Exercise goal >> Reproduce the top of the data verbatim, through and including the line that contains "rep_err = [0.02, 0.02, 0.02]".

Source data >>

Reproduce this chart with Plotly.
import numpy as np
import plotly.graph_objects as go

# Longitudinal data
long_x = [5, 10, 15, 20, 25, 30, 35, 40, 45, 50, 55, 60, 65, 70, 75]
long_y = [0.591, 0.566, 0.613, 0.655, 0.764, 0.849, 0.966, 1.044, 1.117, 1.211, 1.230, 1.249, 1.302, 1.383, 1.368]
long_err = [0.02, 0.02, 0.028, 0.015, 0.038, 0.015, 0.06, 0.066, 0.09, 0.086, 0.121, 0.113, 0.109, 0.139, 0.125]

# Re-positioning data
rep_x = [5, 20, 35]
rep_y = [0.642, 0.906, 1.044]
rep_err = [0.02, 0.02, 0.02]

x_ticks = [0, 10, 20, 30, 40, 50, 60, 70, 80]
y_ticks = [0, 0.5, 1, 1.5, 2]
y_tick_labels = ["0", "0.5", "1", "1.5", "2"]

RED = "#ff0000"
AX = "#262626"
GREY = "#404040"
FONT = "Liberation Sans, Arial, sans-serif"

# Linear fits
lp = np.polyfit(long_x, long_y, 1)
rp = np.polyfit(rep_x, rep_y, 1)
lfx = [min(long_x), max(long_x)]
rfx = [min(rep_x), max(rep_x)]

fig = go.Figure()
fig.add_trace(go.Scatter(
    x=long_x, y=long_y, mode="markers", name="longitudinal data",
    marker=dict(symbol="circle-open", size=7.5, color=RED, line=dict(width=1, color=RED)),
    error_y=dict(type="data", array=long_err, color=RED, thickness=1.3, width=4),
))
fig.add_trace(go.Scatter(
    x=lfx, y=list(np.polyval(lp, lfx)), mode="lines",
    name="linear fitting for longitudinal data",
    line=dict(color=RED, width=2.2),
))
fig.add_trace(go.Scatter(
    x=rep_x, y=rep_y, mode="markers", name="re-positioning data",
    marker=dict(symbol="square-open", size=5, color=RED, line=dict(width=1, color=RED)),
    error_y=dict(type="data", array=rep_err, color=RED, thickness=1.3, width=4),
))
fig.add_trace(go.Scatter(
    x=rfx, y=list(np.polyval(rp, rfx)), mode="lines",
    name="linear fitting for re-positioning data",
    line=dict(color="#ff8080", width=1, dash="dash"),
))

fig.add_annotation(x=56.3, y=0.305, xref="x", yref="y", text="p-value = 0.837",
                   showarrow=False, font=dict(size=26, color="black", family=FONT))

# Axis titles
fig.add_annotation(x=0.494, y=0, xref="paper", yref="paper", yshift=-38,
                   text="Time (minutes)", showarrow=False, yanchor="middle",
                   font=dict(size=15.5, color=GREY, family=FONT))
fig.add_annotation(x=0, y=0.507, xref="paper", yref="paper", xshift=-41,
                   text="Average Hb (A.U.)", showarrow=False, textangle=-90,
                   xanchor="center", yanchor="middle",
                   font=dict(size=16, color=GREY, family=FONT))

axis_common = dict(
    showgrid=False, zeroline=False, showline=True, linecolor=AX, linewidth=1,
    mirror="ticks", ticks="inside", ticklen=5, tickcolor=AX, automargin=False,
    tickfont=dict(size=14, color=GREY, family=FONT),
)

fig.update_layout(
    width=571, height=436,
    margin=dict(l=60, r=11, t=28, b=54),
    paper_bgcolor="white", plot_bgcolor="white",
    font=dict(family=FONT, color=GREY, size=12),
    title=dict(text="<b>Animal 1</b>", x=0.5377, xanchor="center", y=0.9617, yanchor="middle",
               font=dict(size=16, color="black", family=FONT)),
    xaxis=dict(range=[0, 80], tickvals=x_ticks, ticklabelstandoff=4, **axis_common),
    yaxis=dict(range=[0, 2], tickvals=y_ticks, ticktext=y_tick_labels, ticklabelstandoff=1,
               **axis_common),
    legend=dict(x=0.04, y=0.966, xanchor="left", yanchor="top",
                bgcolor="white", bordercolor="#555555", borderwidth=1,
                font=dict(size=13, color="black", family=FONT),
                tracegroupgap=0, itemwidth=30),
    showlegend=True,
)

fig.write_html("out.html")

Solution >>
Reproduce this chart with Plotly.
import numpy as np
import plotly.graph_objects as go

# Longitudinal data
long_x = [5, 10, 15, 20, 25, 30, 35, 40, 45, 50, 55, 60, 65, 70, 75]
long_y = [0.591, 0.566, 0.613, 0.655, 0.764, 0.849, 0.966, 1.044, 1.117, 1.211, 1.230, 1.249, 1.302, 1.383, 1.368]
long_err = [0.02, 0.02, 0.028, 0.015, 0.038, 0.015, 0.06, 0.066, 0.09, 0.086, 0.121, 0.113, 0.109, 0.139, 0.125]

# Re-positioning data
rep_x = [5, 20, 35]
rep_y = [0.642, 0.906, 1.044]
rep_err = [0.02, 0.02, 0.02]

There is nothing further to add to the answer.